英数学館ナインが指揮官に贈った『広陵を倒したあとの3日間』という経験。「甲子園が目標とはっきりと言えるようになった」 (5ページ目)

  • 井上幸太●文・写真 text & photo by Inoue Kota

「秋の初戦で呉港に勝ったあと、次の試合まで約1週間空いたんですが、時間が空いてしまうと、どうしても"満足感"が出てきてしまう。達成感に浸ってしまうんですよね。実力を考えると、秋の勝利も僕たちにとっては"大波乱"だったので。その経験があったので、同じことを繰り返してはいけないと」

 黒田は、主将の関に伝えた。

「勝利したあと、最初の練習のキャッチボールをどれだけ熱くできるかで決まる」

 このアドバイスは成功だった。選手たちは非の打ちどころのない熱量でグラウンドに立ち、1球に集中してキャッチボールを繰り返した。黒田が続ける。

「選手たちは、いい雰囲気、いい熱さでグワーッとやってくれた。その姿を見て、『これは大丈夫かな』と思いました」

 だが、翌日からわずかに歯車が狂いだす。練習再開初日の熱量を保てず、少しずつ秋の初戦突破後に近い状況へと変わっていった。無理もない。強い緊張状態のあとに、表裏一体にある弛緩が訪れるのは自然なことだ。黒田が頭を掻く。

「これが英数学館の若さであり、監督の自分の経験のなさに尽きます。夏の反響の大きさは、想像していた以上でしたし、広島における広陵という存在の大きさ、広陵に勝つことの意味の大きさを痛感しました。達成感から少しずつ緩みましたし、正直言うと体力的な面もしんどかった。2試合でしたが、重圧の中で試合をして、疲れもドッと来た。自分も選手も口には出しませんでしたが、『いつ負けても大丈夫です』という空気になっていました」

 不安は的中した。広陵戦から3日後の4回戦では、近大福山に1−8の7回コールド負け。初戦同様、田中楓大から大坪翼に継投し、4回途中から末宗を投入したが、8安打7失点と打ち込まれ、万事休した。
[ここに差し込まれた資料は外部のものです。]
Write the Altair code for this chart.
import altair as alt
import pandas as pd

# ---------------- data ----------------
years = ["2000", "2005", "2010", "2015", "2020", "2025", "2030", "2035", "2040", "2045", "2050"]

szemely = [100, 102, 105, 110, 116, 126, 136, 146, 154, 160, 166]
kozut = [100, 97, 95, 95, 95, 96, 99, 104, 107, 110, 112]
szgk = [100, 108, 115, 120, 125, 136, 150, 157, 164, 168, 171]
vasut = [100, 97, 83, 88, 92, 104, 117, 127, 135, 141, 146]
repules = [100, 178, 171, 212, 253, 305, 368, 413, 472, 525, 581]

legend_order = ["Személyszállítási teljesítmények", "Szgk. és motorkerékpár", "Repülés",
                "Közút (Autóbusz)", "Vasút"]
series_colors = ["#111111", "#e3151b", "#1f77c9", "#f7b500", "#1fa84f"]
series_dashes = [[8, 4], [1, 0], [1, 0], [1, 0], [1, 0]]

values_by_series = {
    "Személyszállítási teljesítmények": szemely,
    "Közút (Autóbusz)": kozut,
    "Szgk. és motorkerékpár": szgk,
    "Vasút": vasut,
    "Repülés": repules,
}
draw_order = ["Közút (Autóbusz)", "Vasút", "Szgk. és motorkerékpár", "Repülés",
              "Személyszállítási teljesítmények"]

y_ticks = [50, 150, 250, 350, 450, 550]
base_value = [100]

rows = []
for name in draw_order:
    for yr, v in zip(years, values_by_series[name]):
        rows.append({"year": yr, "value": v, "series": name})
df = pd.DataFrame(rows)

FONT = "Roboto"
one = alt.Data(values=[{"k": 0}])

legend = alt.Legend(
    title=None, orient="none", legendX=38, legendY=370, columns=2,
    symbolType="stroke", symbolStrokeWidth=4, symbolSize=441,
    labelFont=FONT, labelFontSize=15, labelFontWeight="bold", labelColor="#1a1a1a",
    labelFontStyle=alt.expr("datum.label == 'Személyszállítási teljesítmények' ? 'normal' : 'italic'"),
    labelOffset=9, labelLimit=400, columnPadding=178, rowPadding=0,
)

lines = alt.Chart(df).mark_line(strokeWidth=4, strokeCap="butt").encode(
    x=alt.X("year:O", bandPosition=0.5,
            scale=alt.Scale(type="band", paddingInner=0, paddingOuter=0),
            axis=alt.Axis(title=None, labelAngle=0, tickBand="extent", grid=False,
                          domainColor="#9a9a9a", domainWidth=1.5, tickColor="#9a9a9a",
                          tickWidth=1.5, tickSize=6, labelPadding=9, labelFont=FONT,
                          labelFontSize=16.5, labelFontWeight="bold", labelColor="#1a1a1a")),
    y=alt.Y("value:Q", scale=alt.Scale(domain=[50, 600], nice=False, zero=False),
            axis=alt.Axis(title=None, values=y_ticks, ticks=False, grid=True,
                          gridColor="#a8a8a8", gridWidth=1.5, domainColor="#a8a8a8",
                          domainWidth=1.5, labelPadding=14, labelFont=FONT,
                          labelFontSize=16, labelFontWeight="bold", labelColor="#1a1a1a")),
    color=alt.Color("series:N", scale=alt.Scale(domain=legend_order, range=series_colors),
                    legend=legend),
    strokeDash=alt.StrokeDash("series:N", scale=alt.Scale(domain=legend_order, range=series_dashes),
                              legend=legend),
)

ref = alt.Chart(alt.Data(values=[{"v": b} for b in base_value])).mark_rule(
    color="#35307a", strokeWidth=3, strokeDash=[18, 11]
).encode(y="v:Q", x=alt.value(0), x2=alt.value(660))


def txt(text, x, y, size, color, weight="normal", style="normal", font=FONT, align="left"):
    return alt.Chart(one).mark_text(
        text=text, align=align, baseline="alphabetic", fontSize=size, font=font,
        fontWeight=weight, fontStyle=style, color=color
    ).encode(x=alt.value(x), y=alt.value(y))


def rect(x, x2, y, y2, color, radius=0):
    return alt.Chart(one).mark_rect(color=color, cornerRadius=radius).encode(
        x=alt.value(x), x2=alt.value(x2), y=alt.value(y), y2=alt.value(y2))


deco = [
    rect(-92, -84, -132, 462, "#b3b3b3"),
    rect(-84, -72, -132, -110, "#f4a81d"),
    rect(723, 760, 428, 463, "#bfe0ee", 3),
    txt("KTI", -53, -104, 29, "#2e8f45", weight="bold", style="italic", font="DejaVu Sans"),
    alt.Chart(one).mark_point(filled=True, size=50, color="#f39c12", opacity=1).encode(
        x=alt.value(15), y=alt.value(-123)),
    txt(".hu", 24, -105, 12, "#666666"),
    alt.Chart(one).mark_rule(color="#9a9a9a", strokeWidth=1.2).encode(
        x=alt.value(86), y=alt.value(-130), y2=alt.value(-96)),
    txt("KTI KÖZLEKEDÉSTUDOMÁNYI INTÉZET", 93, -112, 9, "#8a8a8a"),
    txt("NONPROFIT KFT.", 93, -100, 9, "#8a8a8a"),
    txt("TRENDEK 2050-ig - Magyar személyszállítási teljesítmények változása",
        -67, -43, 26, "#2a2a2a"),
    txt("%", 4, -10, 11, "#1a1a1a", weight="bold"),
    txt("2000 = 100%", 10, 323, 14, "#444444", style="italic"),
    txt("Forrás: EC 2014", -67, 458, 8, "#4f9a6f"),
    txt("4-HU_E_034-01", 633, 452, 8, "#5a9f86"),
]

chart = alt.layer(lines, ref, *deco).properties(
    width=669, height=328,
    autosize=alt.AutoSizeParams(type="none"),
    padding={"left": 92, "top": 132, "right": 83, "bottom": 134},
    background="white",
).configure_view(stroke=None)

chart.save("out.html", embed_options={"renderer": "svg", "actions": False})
 躍進の夏は、創部初の夏16強入りという結果で幕を閉じた。

 住中が新主将に就任して臨んだ秋は、地区予選で敗れ、県大会進出を逃した。捕手の下宮、広陵戦で最後の打球を好捕した笹村ら、夏を経験した2年生が複数残り、期待されていたなかでの敗戦だった。この結果も、黒田は前向きに捉える。